Return on Capital vs Cost of capital

Hi all,

I am trying to generate a screen which has a few filters including Return on Capital (ROC) > Weighted Average Cost of capital (WACC)

There seem to be many ways to approximate each side of this inequality an it is driving me mad (I am not an accountant!)
As usual there is no single truth but your inputs are welcomed to help me get to a point where at least both sides of the equation are consistent with each other.

  1. For the WACC, I can use the 2 approaches proposed by Marc G. which I reattach here for convenience
    1.a) CAPM approach
    1.b) GLS approach

First, the GLS approach is sensitive to the universe used in the ranking needed for the cost of equity. So we get different results for the same stock depending on whether one uses say the Nasdaq100 or the R1000. Since I am only looking at large caps stocks, I decided to use the R1000. Large enough universe but not distorted by smaller caps. Any other opinion?

Second, the results of 1a and 1b are -as one could expect- different.
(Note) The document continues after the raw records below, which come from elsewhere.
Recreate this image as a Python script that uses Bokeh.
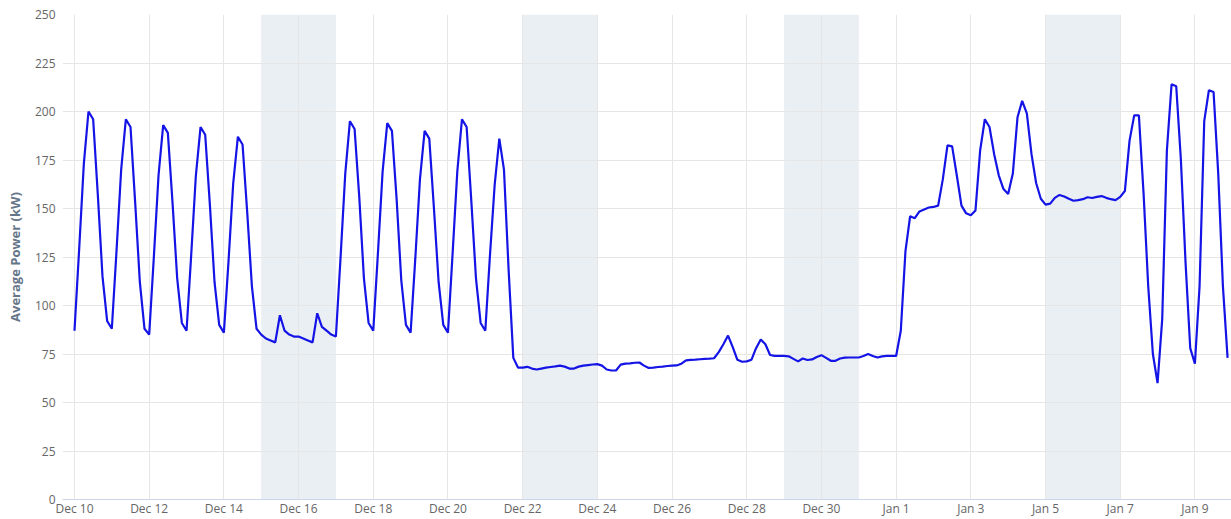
import numpy as np
import pandas as pd
from bokeh.plotting import figure
from bokeh.models import FixedTicker, Range1d
from bokeh.embed import file_html
from bokeh.resources import INLINE

# ---- data (3-hourly average power, kW) ----
start_date = "2018-12-10"
step_hours = 3

week_dec10 = [
    87, 129, 173, 200, 196, 157, 115, 92,      # Dec 10
    88, 128, 170, 196, 192, 153, 112, 88,      # Dec 11
    85, 125, 167, 193, 189, 153, 114, 91,      # Dec 12
    87, 126, 167, 192, 188, 152, 112, 90,      # Dec 13
    86, 123, 163, 187, 183, 148, 110, 88,      # Dec 14
    85, 83, 82, 81, 95, 87, 85, 84,            # Dec 15
    84, 83, 82, 81, 96, 89, 87, 85,            # Dec 16
]
week_dec17 = [
    84, 125, 168, 195, 191, 156, 114, 91,      # Dec 17
    87, 127, 169, 194, 190, 155, 113, 90,      # Dec 18
    86, 124, 165, 190, 186, 150, 112, 90,      # Dec 19
    86, 127, 169, 196, 192, 154, 114, 91,      # Dec 20
    87, 126, 162, 186, 170, 118, 73, 68,       # Dec 21
    68, 68.4, 67.5, 67, 67.5, 68, 68.3, 68.6,  # Dec 22
    69, 68.5, 67.5, 67.5, 68.5, 69, 69.3, 69.6,  # Dec 23
]
week_dec24 = [
    69.8, 69, 67, 66.5, 66.5, 69.5, 70, 70.2,  # Dec 24
    70.5, 70.6, 69, 67.8, 68, 68.3, 68.5, 68.8,  # Dec 25
    69, 69.1, 70, 71.7, 72, 72.1, 72.3, 72.5,  # Dec 26
    72.6, 72.8, 76, 80, 84.5, 78.5, 72, 71,    # Dec 27
    71.2, 72, 78, 82.5, 80, 74.5, 74, 74,      # Dec 28
    74, 73.8, 72.5, 71.2, 72.7, 71.9, 72.2, 73.5,  # Dec 29
    74.4, 73, 71.5, 71.5, 72.7, 73.1, 73.2, 73.2,  # Dec 30
]
week_dec31 = [
    73.2, 74, 75, 74, 73.2, 73.8, 74, 74,      # Dec 31
    74, 87, 128, 146, 145, 148.5, 149.5, 150.5,  # Jan 1
    150.8, 151.5, 165, 182.5, 182, 167, 151.5, 147.5,  # Jan 2
    146.5, 149, 180, 196, 192, 178, 167, 160,  # Jan 3
    157.5, 168, 197, 205.5, 199, 178, 163, 155,  # Jan 4
    152, 152.5, 155.5, 157, 156.2, 155, 154, 154.3,  # Jan 5
    154.8, 155.8, 155.4, 156, 156.4, 155.5, 154.8, 154.3,  # Jan 6
]
week_jan7 = [
    156, 159, 185, 198, 198, 158, 110, 75,     # Jan 7
    60, 93, 180, 214, 213, 175, 122, 78,       # Jan 8
    70, 110, 195, 211, 210, 168, 110, 73,      # Jan 9
]

tick_dates = ["2018-12-10", "2018-12-12", "2018-12-14", "2018-12-16", "2018-12-18",
              "2018-12-20", "2018-12-22", "2018-12-24", "2018-12-26", "2018-12-28",
              "2018-12-30", "2019-01-01", "2019-01-03", "2019-01-05", "2019-01-07",
              "2019-01-09"]
weekend_starts = ["2018-12-15", "2018-12-22", "2018-12-29", "2019-01-05"]
weekend_ends = ["2018-12-17", "2018-12-24", "2018-12-31", "2019-01-07"]
y_ticks = [0, 25, 50, 75, 100, 125, 150, 175, 200, 225, 250]

# ---- derived ----
power = week_dec10 + week_dec17 + week_dec24 + week_dec31 + week_jan7
t0 = pd.Timestamp(start_date)
x_days = np.arange(len(power)) * step_hours / 24.0

def day_of(d):
    return (pd.Timestamp(d) - t0).days

tick_pos = [day_of(d) for d in tick_dates]
tick_labels = [f"{pd.Timestamp(d):%b} {pd.Timestamp(d).day}" for d in tick_dates]
band_left = [day_of(d) for d in weekend_starts]
band_right = [day_of(d) for d in weekend_ends]

FONT = "Open Sans"

p = figure(width=1231, height=519, output_backend="svg", toolbar_location=None,
           x_range=Range1d(-0.321, 30.98), y_range=Range1d(0, 250),
           min_border_left=62, min_border_right=0, min_border_top=14,
           min_border_bottom=18)
p.background_fill_color = "white"
p.border_fill_color = "white"
p.outline_line_color = None

bands = p.quad(left=band_left, right=band_right, bottom=0, top=250,
               fill_color="#eaeff4", line_color=None)
bands.level = "image"

p.line(x_days, power, line_color="#1414e6", line_width=2.2)

# x axis
p.xaxis.ticker = FixedTicker(ticks=tick_pos)
p.xaxis.major_label_overrides = {k: v for k, v in zip(tick_pos, tick_labels)}
p.xaxis.axis_line_color = "#ccd6eb"
p.xaxis.axis_line_width = 1
p.xaxis.major_tick_line_color = None
p.xaxis.minor_tick_line_color = None
p.xaxis.major_tick_out = 0
p.xaxis.major_label_standoff = 0
p.xaxis.major_label_text_font = FONT
p.xaxis.major_label_text_font_size = "12px"
p.xaxis.major_label_text_color = "#666666"
p.xgrid.ticker = FixedTicker(ticks=tick_pos)
p.xgrid.grid_line_color = "#e6e6e6"

# y axis
p.yaxis.ticker = FixedTicker(ticks=y_ticks)
p.yaxis.axis_line_color = None
p.yaxis.major_tick_line_color = None
p.yaxis.minor_tick_line_color = None
p.yaxis.major_tick_out = 0
p.yaxis.major_label_standoff = 7
p.yaxis.major_label_text_font = FONT
p.yaxis.major_label_text_font_size = "12px"
p.yaxis.major_label_text_color = "#666666"
p.yaxis.axis_label = "Average Power (kW)"
p.yaxis.axis_label_text_font = FONT
p.yaxis.axis_label_text_font_style = "bold"
p.yaxis.axis_label_text_font_size = "13px"
p.yaxis.axis_label_text_color = "#66768a"
p.yaxis.axis_label_standoff = 8
p.ygrid.grid_line_color = "#e6e6e6"

open("out.html", "w").write(file_html(p, INLINE))
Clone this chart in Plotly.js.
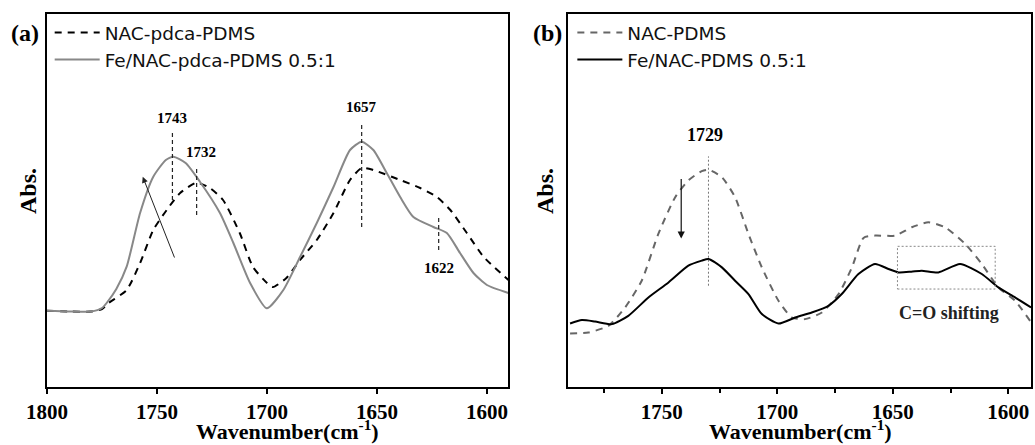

I am thinking of using the average.

What do you think?

  1. For the denominator of the ROC (i.e. the invested capital), there seem to be many definitions around including the one kindly proposed by Yuval in another thread:

Looking at wikipedia, investopedia and others, it looks like everyone agrees with the starting point:

Invested Capital = Total assets (or total liabilities) - current liabilities.

Then comes the variations around what else to subtract:

  • Cash and Equivalent (broad consensus or at least subtract 80% of cash and equivalent)
  • Intangibles (Yuval or Marc G’s interpretation of Greenblatt but not wikipedia)
  • Other current Assets (Yuval or Marc G’s interpretation of Greenblatt but not wikipedia)
  • Inventory
  • Receivables

Any view?

I would tend to go for: Invested Capital = Total assets (or total liabilities) - current liabilities - Cash & Eq - Intangibles - Other current assets.
(Capital has been used to “produce” Inventory and Receivables so it might be a better approx to keep them in)
(I remove other current assets as nobody knows what has been put in it…)

Thank you

Jerome


Supplement2 Cost of Capital.pdf (121 KB)


Supplement4 Cost of Capital.pdf (109 KB)

For what it’s worth, here’s my formula for the weighted average cost of capital:

(0.08sharesfdqprice+(0.65*(close(0,##corpbbb)+close(0,##mort30y))/200)dbttotq+isna(pfddiva,0))/max(5,pricesharesfdq+dbttotq+isna(noncontrolintq,0)+isna(pfdequityq,0))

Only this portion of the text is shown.